Image-based Navigation in Real-World Environments via Multiple Mid-level Representations: Fusion Models, Benchmark and Efficient Evaluation.

Navigating complex indoor environments requires a deep understanding of the space the robotic agent is acting into to correctly inform the navigation process of the agent towards the goal location. In recent learning-based navigation approaches, the scene understanding and navigation abilities of the agent are achieved simultaneously by collecting the required experience in simulation. Unfortunately, even if simulators represent an efficient tool to train navigation policies, the resulting models often fail when transferred into the real world, mainly because they are not able to capture and generalize the key properties of the scene, giving rise to a domain gap issue. One possible solution is to provide the navigation model with mid-level visual representations containing important domain-invariant properties of the scene. But, what are the best representations that facilitate the transfer of a model to the real-world? How can representations be combined to provide the most useful information to the navigation model? In this work we address these issues by proposing a benchmark of Deep Learning architectures to combine a range of mid-level visual representations, to perform a PointGoal navigation task following a Reinforcement Learning setup.

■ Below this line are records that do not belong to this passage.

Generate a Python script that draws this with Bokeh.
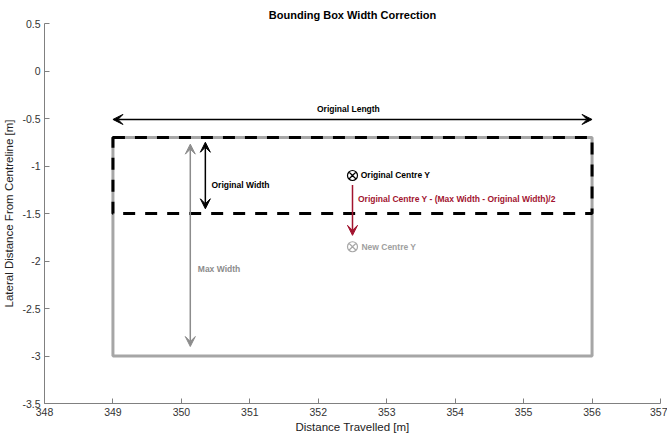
from bokeh.plotting import figure
from bokeh.models import Label, Arrow, VeeHead, FixedTicker
from bokeh.embed import file_html
from bokeh.resources import INLINE

# ---- data ----
x_ticks = [348, 349, 350, 351, 352, 353, 354, 355, 356, 357]
y_ticks = [-3.5, -3.0, -2.5, -2.0, -1.5, -1.0, -0.5, 0.0, 0.5]
y_tick_labels = ["-3.5", "-3", "-2.5", "-2", "-1.5", "-1", "-0.5", "0", "0.5"]

box_left = [349.0]
box_right = [356.0]
orig_top = [-0.7]
orig_bottom = [-1.5]
max_bottom = [-3.0]

centre_x = [352.5]
orig_centre_y = [-1.1]
new_centre_y = [-1.85]

length_arrow = [349.0, 356.0, -0.51]          # x0, x1, y
orig_width_arrow = [350.35, -0.75, -1.45]     # x, y0, y1
max_width_arrow = [350.13, -0.77, -2.90]      # x, y0, y1
shift_arrow = [352.5, -1.20, -1.73]           # x, y0, y1

FONT = "Liberation Sans"
RED = "#a2142f"
GREY_BOX = "#a6a6a6"
GREY_ARROW = "#8c8c8c"

p = figure(frame_width=616, frame_height=380,
           x_range=(348, 357), y_range=(-3.5, 0.5),
           output_backend="svg", toolbar_location=None,
           min_border_left=37, min_border_right=7,
           min_border_top=23, min_border_bottom=30,
           title="Bounding Box Width Correction")
p.title.align = "center"
p.title.text_font = FONT
p.title.text_font_size = "11px"
p.title.text_font_style = "bold"
p.title.text_color = "black"
p.title.standoff = 5
p.title.offset = 0
p.outline_line_color = None
p.grid.visible = False
p.background_fill_color = "white"

for ax in (p.xaxis[0], p.yaxis[0]):
    ax.axis_line_color = "#808080"
    ax.major_tick_line_color = "#808080"
    ax.major_tick_in = 5
    ax.major_tick_out = 0
    ax.minor_tick_line_color = None
    ax.major_label_text_font = FONT
    ax.major_label_text_font_size = "10.5px"
    ax.major_label_text_color = "#333333"
    ax.axis_label_text_font = FONT
    ax.axis_label_text_font_size = "11.5px"
    ax.axis_label_text_font_style = "normal"
    ax.axis_label_text_color = "#222222"

p.xaxis.ticker = FixedTicker(ticks=x_ticks)
p.yaxis.ticker = FixedTicker(ticks=y_ticks)
p.yaxis.major_label_overrides = {t: l for t, l in zip(y_ticks, y_tick_labels)}
p.xaxis.axis_label = "Distance Travelled [m]"
p.yaxis.axis_label = "Lateral Distance From Centreline [m]"
p.xaxis.major_label_standoff = 4
p.xaxis.axis_label_standoff = 2
p.yaxis.major_label_standoff = 4
p.yaxis.axis_label_standoff = 4

# Max-width box (grey solid)
p.quad(left=box_left, right=box_right, top=orig_top, bottom=max_bottom,
       fill_color=None, line_color=GREY_BOX, line_width=3)
# Original box (black dashed)
p.quad(left=box_left, right=box_right, top=orig_top, bottom=orig_bottom,
       fill_color=None, line_color="black", line_width=3, line_dash="12 10")

# Centre markers
p.scatter(x=centre_x, y=orig_centre_y, marker="circle_x", size=10,
          fill_color=None, line_color="black", line_width=1.2)
p.scatter(x=centre_x, y=new_centre_y, marker="circle_x", size=10,
          fill_color=None, line_color="#a8a8a8", line_width=1.2)

def vee(color):
    return VeeHead(size=10, line_color=color, fill_color=color, line_width=1)

p.add_layout(Arrow(x_start=length_arrow[0], x_end=length_arrow[1],
                   y_start=length_arrow[2], y_end=length_arrow[2],
                   start=vee("black"), end=vee("black"),
                   line_color="black", line_width=1.5))
p.add_layout(Arrow(x_start=orig_width_arrow[0], x_end=orig_width_arrow[0],
                   y_start=orig_width_arrow[1], y_end=orig_width_arrow[2],
                   start=vee("black"), end=vee("black"),
                   line_color="black", line_width=1.5))
p.add_layout(Arrow(x_start=max_width_arrow[0], x_end=max_width_arrow[0],
                   y_start=max_width_arrow[1], y_end=max_width_arrow[2],
                   start=vee(GREY_ARROW), end=vee(GREY_ARROW),
                   line_color=GREY_ARROW, line_width=1.5))
p.add_layout(Arrow(x_start=shift_arrow[0], x_end=shift_arrow[0],
                   y_start=shift_arrow[1], y_end=shift_arrow[2],
                   end=vee(RED), line_color=RED, line_width=1.5))

def lab(x, y, text, color="black", align="left", size="8.5px", bold=True):
    p.add_layout(Label(x=x, y=y, text=text, text_color=color, text_align=align,
                       text_baseline="middle", text_font=FONT, text_font_size=size,
                       text_font_style="bold" if bold else "normal"))

lab(352.44, -0.395, "Original Length", align="center")
lab(350.44, -1.205, "Original Width")
lab(352.62, -1.09, "Original Centre Y")
lab(352.58, -1.35, "Original Centre Y - (Max Width - Original Width)/2", color=RED)
lab(352.63, -1.85, "New Centre Y", color="#a0a0a0")
lab(350.24, -2.08, "Max Width", color=GREY_ARROW)

open("out.html", "w").write(file_html(p, INLINE))
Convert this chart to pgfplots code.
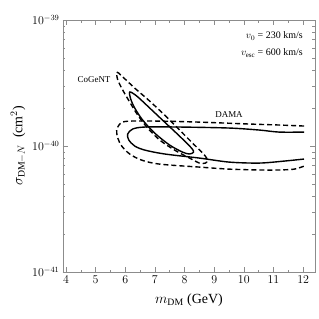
\documentclass[border=0pt]{standalone}
\usepackage{pgfplots}
\pgfplotsset{compat=1.18}
\usepackage{fontspec}
\setmainfont{Liberation Serif}
\begin{document}
\begin{tikzpicture}
\begin{axis}[
  scale only axis, width=252bp, height=252bp,
  xmin=3.9, xmax=12.4, ymin=1e-41, ymax=1e-39, ymode=log,
  xtick={4,5,6,7,8,9,10,11,12}, minor x tick num=1,
  ytick={1e-41,1e-40,1e-39},
  tick align=inside,
  axis line style={black!45, line width=0.6pt},
  every tick/.style={black!45, line width=0.5pt},
  major tick length=5bp, minor tick length=2.5bp,
  xticklabel style={font=\fontsize{12}{14}\selectfont},
  yticklabel style={font=\fontsize{12}{14}\selectfont},
  xlabel={$m_{\mathrm{DM}}$\ (GeV)},
  ylabel={$\sigma_{\mathrm{DM-}N}$\ \ (cm$^{2}$)},
  label style={font=\fontsize{14}{16}\selectfont},
  xlabel style={yshift=-4bp},
  clip=true,
]
% CoGeNT outer (dashed)
\addplot[black, line width=1.4pt, dash pattern=on 5bp off 3bp, smooth, tension=0.5] coordinates {
(7.328,1.762e-40) (7.832,1.340e-40) (8.336,1.019e-40) (8.672,0.849e-40) (8.773,0.774e-40)
(8.706,0.733e-40) (8.504,0.733e-40) (8.168,0.803e-40) (7.664,0.929e-40) (7.160,1.117e-40)
(6.756,1.390e-40) (6.420,1.762e-40) (6.151,2.234e-40) (5.916,2.780e-40) (5.748,3.342e-40)
(5.714,3.864e-40) (5.882,3.597e-40) (6.319,2.884e-40) (6.824,2.275e-40) (7.328,1.762e-40)
};
% CoGeNT inner (solid)
\addplot[black, line width=1.4pt, smooth, tension=0.5] coordinates {
(7.328,1.549e-40) (7.832,1.199e-40) (8.235,0.964e-40) (8.303,0.895e-40) (8.168,0.865e-40)
(7.933,0.895e-40) (7.496,1.019e-40) (6.992,1.268e-40) (6.588,1.607e-40) (6.319,2.004e-40)
(6.185,2.360e-40) (6.151,2.685e-40) (6.387,2.495e-40) (6.824,2.004e-40) (7.328,1.549e-40)
};
% DAMA outer (dashed)
\addplot[black, line width=1.4pt, dash pattern=on 5bp off 3bp, smooth, tension=0.5] coordinates {
(12.03,1.442e-40) (11.19,1.469e-40) (10.18,1.496e-40) (8.50,1.549e-40) (7.16,1.578e-40)
(6.15,1.578e-40) (5.85,1.524e-40) (5.71,1.340e-40) (5.75,1.156e-40) (5.88,1.000e-40)
(6.15,0.865e-40) (6.55,0.774e-40) (7.16,0.719e-40) (8.50,0.681e-40) (9.51,0.656e-40)
(10.52,0.646e-40) (11.19,0.646e-40) (11.70,0.656e-40) (12.03,0.693e-40)
};
% DAMA inner (solid)
\addplot[black, line width=1.4pt, smooth, tension=0.5] coordinates {
(12.03,1.291e-40) (11.19,1.291e-40) (10.52,1.340e-40) (9.51,1.390e-40) (7.83,1.416e-40)
(6.66,1.416e-40) (6.25,1.365e-40) (6.08,1.245e-40) (6.12,1.117e-40) (6.32,1.000e-40)
(6.66,0.929e-40) (7.33,0.865e-40) (8.50,0.803e-40) (9.51,0.746e-40) (10.52,0.733e-40)
(11.36,0.760e-40) (12.03,0.789e-40)
};
\node[anchor=east, font=\fontsize{9}{11}\selectfont] at (axis cs:5.62,3.4e-40) {CoGeNT};
\node[font=\fontsize{9}{11}\selectfont] at (axis cs:9.5,1.78e-40) {DAMA};
\node[anchor=east, font=\fontsize{10}{12}\selectfont] at (rel axis cs:0.965,0.937) {$v_0$ = 230 km/s};
\node[anchor=east, font=\fontsize{10}{12}\selectfont] at (rel axis cs:0.965,0.869) {$v_{\mathrm{esc}}$ = 600 km/s};
\coordinate (SW) at (rel axis cs:0,0);
\coordinate (NE) at (rel axis cs:1,1);
\end{axis}
\path ([xshift=-63bp,yshift=-47bp]SW) rectangle ([xshift=4bp,yshift=20bp]NE);
\end{tikzpicture}
\end{document}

All the proposed navigation models have been trained with the Habitat simulator on a synthetic office environment and have been tested on the same real-world environment using a real robotic platform. Moreover, to efficiently assess their performance in a real context, a validation tool has been proposed to generate realistic navigation episodes inside the simulator, avoiding the deployment of the navigation models in the real world. Our experiments showed that navigation models can benefit from the multi-modal input and that our validation tool can provide good estimation of the expected navigation performance in the real world, while saving time and resources. The acquired synthetic and real 3D models of the environment, together with the code of our validation tool built on top of Habitat, are publicly available at the following link: iplab.dmi.unict.it/EmbodiedVN/